Jonathan is now on medication to help moderate his behaviour and for three nights every three weeks he goes to a short-break carer, part of Barnardo's Family Support Service. These three nights are the only time Debbie and John, 50, get a decent night's sleep.

"He wakes up during the night and he can go three nights without sleeping at all, so you sleep almost on a trigger's edge, with your ears open, listening for him. You never really get into a deep sleep, apart from those three nights," says Debbie.

The stability, and the medication, have seen improvements in Jonathan's behaviour, as well as his self-esteem. He has started to take an interest in his appearance, putting gel on his hair.

But Debbie and John still knew they were taking a risk when they took him on holiday to Tenerife earlier in the summer.

"When he has a tantrum he has a tantrum, and the thought of him being on an aeroplane in that confined space... We really thought about it, but until you give someone the opportunity you don't know," Debbie says.

"He had never been on an aeroplane before and he loved it. It was hard work because we had to be with him all the time because of his vulnerability, but he was absolutely fantastic.

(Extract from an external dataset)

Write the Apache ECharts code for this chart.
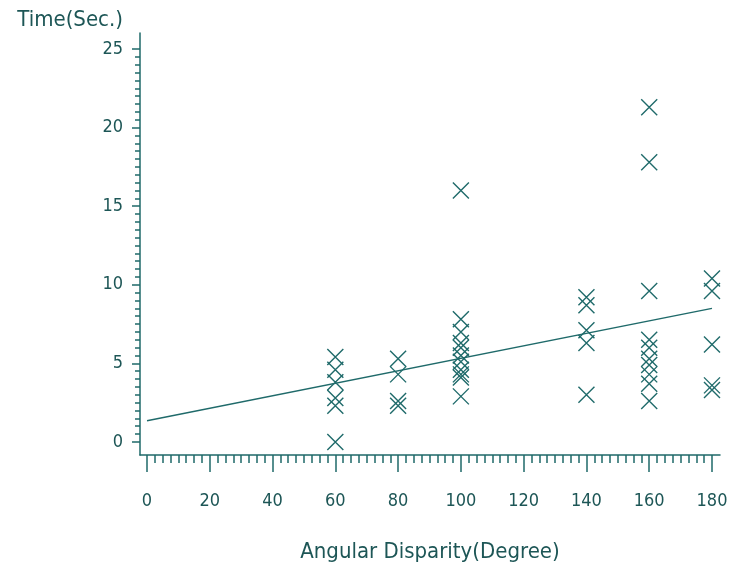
<!DOCTYPE html>
<html>
<head>
<meta charset="utf-8">
<script src="https://cdn.jsdelivr.net/npm/echarts@6/dist/echarts.min.js"></script>
<style>
  html, body { margin: 0; padding: 0; background: #fff; }
</style>
</head>
<body>
<div id="myChart" style="width: 730px; height: 574px;"></div>
<script>
  let angles60 = [60, 60, 60, 60, 60, 60];
  let times60 = [5.4, 4.6, 3.8, 2.8, 2.3, 0.0];
  let angles80 = [80, 80, 80, 80];
  let times80 = [5.3, 4.3, 2.6, 2.3];
  let angles100 = [100, 100, 100, 100, 100, 100, 100, 100, 100, 100, 100];
  let times100 = [16.0, 7.8, 7.0, 6.3, 6.0, 5.5, 5.1, 4.6, 4.3, 4.1, 2.9];
  let angles140 = [140, 140, 140, 140, 140];
  let times140 = [9.2, 8.7, 7.1, 6.3, 3.0];
  let angles160 = [160, 160, 160, 160, 160, 160, 160, 160, 160, 160];
  let times160 = [21.3, 17.8, 9.6, 6.5, 6.0, 5.3, 4.9, 4.3, 3.7, 2.6];
  let angles180 = [180, 180, 180, 180, 180];
  let times180 = [10.4, 9.6, 6.2, 3.6, 3.3];

  // fitted line end points
  let fitX = [0, 180];
  let fitY = [1.35, 8.5];

  let xLabels = [0, 20, 40, 60, 80, 100, 120, 140, 160, 180];
  let yLabels = [0, 5, 10, 15, 20, 25];

  const ink = '#1f6a6a';
  const txt = '#1d5656';
  const font = "'DejaVu Sans Condensed', 'Liberation Sans', sans-serif";

  let xMinor = [];
  for (let v = 0; v <= 180; v += 2.5) xMinor.push(v);
  let yMinor = [];
  for (let v = 0; v <= 25.01; v += 0.5) yMinor.push(+v.toFixed(1));

  let points = [];
  [[angles60, times60], [angles80, times80], [angles100, times100],
   [angles140, times140], [angles160, times160], [angles180, times180]].forEach(function (g) {
    g[0].forEach(function (a, i) { points.push([a, g[1][i]]); });
  });
  let fit = fitX.map(function (x, i) { return [x, fitY[i]]; });

  let myChart = echarts.init(document.getElementById('myChart'));
  let xRange = { min: -2.23, max: 182.55 };
  let yRange = { min: -0.83, max: 26.02 };

  let options = {
    animation: false,
    grid: { left: 140, right: 10, top: 33, bottom: 119, outerBoundsMode: 'none', containLabel: false },
    xAxis: [{
      type: 'value', position: 'bottom',
      min: xRange.min, max: xRange.max,
      name: 'Angular Disparity(Degree)',
      nameLocation: 'middle', nameGap: 86,
      nameTextStyle: { color: txt, fontSize: 22, fontFamily: font },
      axisLine: { onZero: false, lineStyle: { color: ink, width: 1.5 } },
      axisTick: { customValues: xLabels, length: 17, lineStyle: { color: ink, width: 1.5 } },
      axisLabel: { customValues: xLabels, color: txt, fontSize: 18, fontFamily: font, margin: 37 },
      splitLine: { show: false }
    }, {
      type: 'value', position: 'bottom',
      min: xRange.min, max: xRange.max,
      axisLine: { show: false, onZero: false },
      axisTick: { customValues: xMinor, length: 8, lineStyle: { color: ink, width: 1.5 } },
      axisLabel: { show: false },
      splitLine: { show: false }
    }],
    yAxis: [{
      type: 'value', position: 'left',
      min: yRange.min, max: yRange.max,
      name: 'Time(Sec.)',
      nameLocation: 'end', nameGap: 2,
      nameTextStyle: { color: txt, fontSize: 22, fontFamily: font, align: 'right', padding: [0, 17, 0, 0] },
      axisLine: { onZero: false, lineStyle: { color: ink, width: 1.5 } },
      axisTick: { customValues: yLabels, length: 8, lineStyle: { color: ink, width: 1.5 } },
      axisLabel: { customValues: yLabels, color: txt, fontSize: 18, fontFamily: font, margin: 17 },
      splitLine: { show: false }
    }, {
      type: 'value', position: 'left',
      min: yRange.min, max: yRange.max,
      axisLine: { show: false, onZero: false },
      axisTick: { customValues: yMinor, length: 5, lineStyle: { color: ink, width: 1.5 } },
      axisLabel: { show: false },
      splitLine: { show: false }
    }],
    series: [{
      name: 'obs',
      type: 'scatter',
      xAxisIndex: 0, yAxisIndex: 0,
      symbol: 'path://M0,0L10,10M10,0L0,10',
      symbolSize: [16, 16],
      itemStyle: { color: 'transparent', borderColor: ink, borderWidth: 1.4, opacity: 1 },
      data: points
    }, {
      name: 'fit',
      type: 'line',
      xAxisIndex: 0, yAxisIndex: 0,
      symbol: 'none',
      lineStyle: { color: ink, width: 1.5 },
      data: fit
    }]
  };
  myChart.setOption(options);
</script>
</body>
</html>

Although it was very, very hard work; I would not lie about that."

Debbie says they have worked hard to break the cycle of tantrum followed by feeling bad, and it does seem to have made a difference. Jonathan has become more confident, and his teachers say he is making progress, after missing much of his education through moving around every few months. He still gets upset when people visit, though. "He thinks they're going to take him away," Debbie says.

But Debbie makes no bones about it being hard work, and the importance of both the short-break care and the support she receives from her parents, who help look after Jonathan.

"John and I don't have a conversation when he is around. The only time we talk is when he's gone to bed, and then we're so tired," she says.

"Every day is a challenge because every day something happens, but he is much more settled now, liking himself and valuing himself, and after the holiday he was looking at photographs of himself.

"We always try to let him think that he is making choices. He is only eight, but it is letting him have little bits of control over his life, giving him choices and making him feel involved. Some days you will have a great day, some days it will be awful."

Despite Christmas being one of those awful days, Debbie says she has no regrets about becoming a foster carer, and about taking on a child with ADHD. It may be tough, but she says it can also be very rewarding.

"We get so much out of this placement: just seeing in a short spell how he has developed. He is doing well and he is just gorgeous - although I wasn't saying that at 20 past four this morning when he had had enough sleep.

"I feel that so many people have disliked him and not seen the little boy, just seen the bad behaviour. That little boy is a really kind, caring, loving, sensitive child, but people haven't seen that.

"It has been an awful time for him. He doesn't have any contact with his family, but what we can do is give him unconditional love and make his future a little bit brighter. I feel we really could make a difference to this little boy."

* Some of the names in this article have been changed.